--- Data block ---

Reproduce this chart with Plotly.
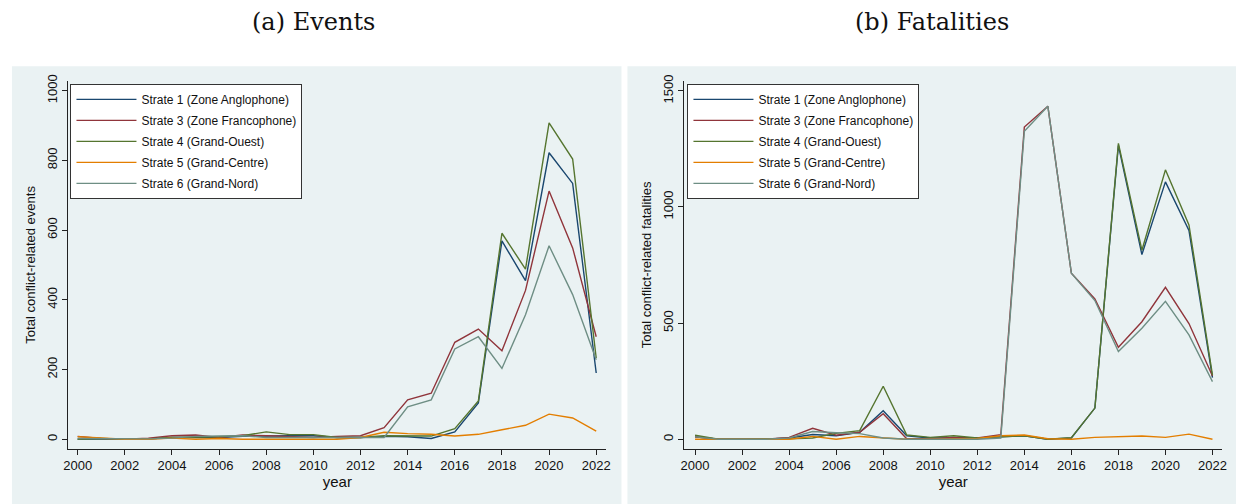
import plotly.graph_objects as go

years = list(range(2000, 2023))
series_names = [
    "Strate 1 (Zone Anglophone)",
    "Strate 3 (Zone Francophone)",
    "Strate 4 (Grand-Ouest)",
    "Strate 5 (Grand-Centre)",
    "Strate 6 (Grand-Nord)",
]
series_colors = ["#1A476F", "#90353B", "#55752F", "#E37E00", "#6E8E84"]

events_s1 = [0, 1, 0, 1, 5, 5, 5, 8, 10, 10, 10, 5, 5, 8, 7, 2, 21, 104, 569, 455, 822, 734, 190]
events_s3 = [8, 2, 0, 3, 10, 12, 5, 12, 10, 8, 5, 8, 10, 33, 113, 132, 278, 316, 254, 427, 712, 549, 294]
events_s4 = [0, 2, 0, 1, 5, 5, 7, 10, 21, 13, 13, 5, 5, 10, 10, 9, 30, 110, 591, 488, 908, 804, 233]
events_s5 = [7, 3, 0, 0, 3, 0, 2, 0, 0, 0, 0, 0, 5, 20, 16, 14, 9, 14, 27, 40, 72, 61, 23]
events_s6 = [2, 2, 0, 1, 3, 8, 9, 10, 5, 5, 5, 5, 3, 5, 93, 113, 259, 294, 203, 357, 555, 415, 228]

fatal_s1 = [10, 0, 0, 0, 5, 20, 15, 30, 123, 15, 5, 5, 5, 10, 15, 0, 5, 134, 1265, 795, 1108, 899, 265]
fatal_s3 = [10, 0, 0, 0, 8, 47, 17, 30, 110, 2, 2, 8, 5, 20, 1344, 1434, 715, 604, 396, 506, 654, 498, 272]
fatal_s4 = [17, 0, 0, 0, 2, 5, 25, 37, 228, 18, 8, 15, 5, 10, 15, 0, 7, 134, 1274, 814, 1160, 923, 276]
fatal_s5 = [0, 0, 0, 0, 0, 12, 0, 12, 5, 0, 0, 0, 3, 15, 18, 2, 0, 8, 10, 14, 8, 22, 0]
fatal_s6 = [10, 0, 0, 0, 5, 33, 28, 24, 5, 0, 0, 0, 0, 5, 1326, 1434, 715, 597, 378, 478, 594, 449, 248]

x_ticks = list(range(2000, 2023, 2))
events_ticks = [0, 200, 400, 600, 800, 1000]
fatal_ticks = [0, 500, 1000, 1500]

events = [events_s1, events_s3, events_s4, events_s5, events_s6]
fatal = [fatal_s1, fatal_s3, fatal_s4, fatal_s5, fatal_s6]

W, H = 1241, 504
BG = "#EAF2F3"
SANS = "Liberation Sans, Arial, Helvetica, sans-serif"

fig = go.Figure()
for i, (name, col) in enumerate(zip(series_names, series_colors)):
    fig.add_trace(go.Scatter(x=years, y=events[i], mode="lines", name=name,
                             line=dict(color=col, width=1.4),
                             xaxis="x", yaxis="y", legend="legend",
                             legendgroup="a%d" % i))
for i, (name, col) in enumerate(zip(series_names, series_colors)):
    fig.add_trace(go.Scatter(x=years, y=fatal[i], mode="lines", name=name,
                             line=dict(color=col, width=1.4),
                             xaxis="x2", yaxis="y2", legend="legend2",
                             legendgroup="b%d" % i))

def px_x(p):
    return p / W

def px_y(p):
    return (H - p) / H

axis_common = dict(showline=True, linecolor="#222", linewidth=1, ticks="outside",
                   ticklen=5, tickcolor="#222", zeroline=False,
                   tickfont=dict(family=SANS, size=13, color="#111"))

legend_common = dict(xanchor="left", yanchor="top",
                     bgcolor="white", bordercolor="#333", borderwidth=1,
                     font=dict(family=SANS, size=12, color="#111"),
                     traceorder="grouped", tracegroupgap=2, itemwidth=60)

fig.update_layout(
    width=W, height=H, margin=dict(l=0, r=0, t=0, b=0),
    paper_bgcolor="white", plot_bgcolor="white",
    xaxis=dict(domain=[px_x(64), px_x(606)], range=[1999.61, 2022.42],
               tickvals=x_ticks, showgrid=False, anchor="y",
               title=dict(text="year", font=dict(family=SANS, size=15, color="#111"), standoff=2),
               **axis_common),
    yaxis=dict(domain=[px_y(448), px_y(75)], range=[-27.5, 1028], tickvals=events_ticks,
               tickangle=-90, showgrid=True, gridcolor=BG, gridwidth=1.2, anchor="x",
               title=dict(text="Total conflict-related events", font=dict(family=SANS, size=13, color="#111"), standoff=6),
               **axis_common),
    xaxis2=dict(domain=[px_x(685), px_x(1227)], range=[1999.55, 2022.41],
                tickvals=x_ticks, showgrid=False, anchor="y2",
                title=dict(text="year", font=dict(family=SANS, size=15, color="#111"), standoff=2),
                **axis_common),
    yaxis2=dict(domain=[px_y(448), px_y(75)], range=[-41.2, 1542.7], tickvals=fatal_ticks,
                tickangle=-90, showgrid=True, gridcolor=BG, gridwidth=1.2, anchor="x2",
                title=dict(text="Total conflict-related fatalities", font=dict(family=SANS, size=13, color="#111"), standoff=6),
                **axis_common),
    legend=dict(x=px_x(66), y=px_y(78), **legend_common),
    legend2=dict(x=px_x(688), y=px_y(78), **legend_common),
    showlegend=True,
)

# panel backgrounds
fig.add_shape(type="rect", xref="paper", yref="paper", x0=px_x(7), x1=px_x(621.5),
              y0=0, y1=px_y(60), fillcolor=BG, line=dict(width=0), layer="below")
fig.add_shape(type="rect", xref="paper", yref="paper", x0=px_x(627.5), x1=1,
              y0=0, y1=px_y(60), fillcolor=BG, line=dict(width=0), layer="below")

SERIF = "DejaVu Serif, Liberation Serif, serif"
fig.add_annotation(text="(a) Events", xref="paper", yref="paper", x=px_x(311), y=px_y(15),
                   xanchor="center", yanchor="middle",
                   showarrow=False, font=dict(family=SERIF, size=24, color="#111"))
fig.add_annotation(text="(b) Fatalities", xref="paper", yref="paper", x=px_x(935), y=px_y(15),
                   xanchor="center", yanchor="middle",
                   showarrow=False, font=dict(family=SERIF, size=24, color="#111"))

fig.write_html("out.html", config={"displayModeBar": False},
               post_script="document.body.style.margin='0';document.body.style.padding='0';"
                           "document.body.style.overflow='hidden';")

--- Exercise objective ---
Reproduce exactly the run of lines that opens the listing and closes with the line holding "594, 449, 248]". Pictures are excluded.

--- The response ---
Reproduce this chart with Plotly.
import plotly.graph_objects as go

years = list(range(2000, 2023))
series_names = [
    "Strate 1 (Zone Anglophone)",
    "Strate 3 (Zone Francophone)",
    "Strate 4 (Grand-Ouest)",
    "Strate 5 (Grand-Centre)",
    "Strate 6 (Grand-Nord)",
]
series_colors = ["#1A476F", "#90353B", "#55752F", "#E37E00", "#6E8E84"]

events_s1 = [0, 1, 0, 1, 5, 5, 5, 8, 10, 10, 10, 5, 5, 8, 7, 2, 21, 104, 569, 455, 822, 734, 190]
events_s3 = [8, 2, 0, 3, 10, 12, 5, 12, 10, 8, 5, 8, 10, 33, 113, 132, 278, 316, 254, 427, 712, 549, 294]
events_s4 = [0, 2, 0, 1, 5, 5, 7, 10, 21, 13, 13, 5, 5, 10, 10, 9, 30, 110, 591, 488, 908, 804, 233]
events_s5 = [7, 3, 0, 0, 3, 0, 2, 0, 0, 0, 0, 0, 5, 20, 16, 14, 9, 14, 27, 40, 72, 61, 23]
events_s6 = [2, 2, 0, 1, 3, 8, 9, 10, 5, 5, 5, 5, 3, 5, 93, 113, 259, 294, 203, 357, 555, 415, 228]

fatal_s1 = [10, 0, 0, 0, 5, 20, 15, 30, 123, 15, 5, 5, 5, 10, 15, 0, 5, 134, 1265, 795, 1108, 899, 265]
fatal_s3 = [10, 0, 0, 0, 8, 47, 17, 30, 110, 2, 2, 8, 5, 20, 1344, 1434, 715, 604, 396, 506, 654, 498, 272]
fatal_s4 = [17, 0, 0, 0, 2, 5, 25, 37, 228, 18, 8, 15, 5, 10, 15, 0, 7, 134, 1274, 814, 1160, 923, 276]
fatal_s5 = [0, 0, 0, 0, 0, 12, 0, 12, 5, 0, 0, 0, 3, 15, 18, 2, 0, 8, 10, 14, 8, 22, 0]
fatal_s6 = [10, 0, 0, 0, 5, 33, 28, 24, 5, 0, 0, 0, 0, 5, 1326, 1434, 715, 597, 378, 478, 594, 449, 248]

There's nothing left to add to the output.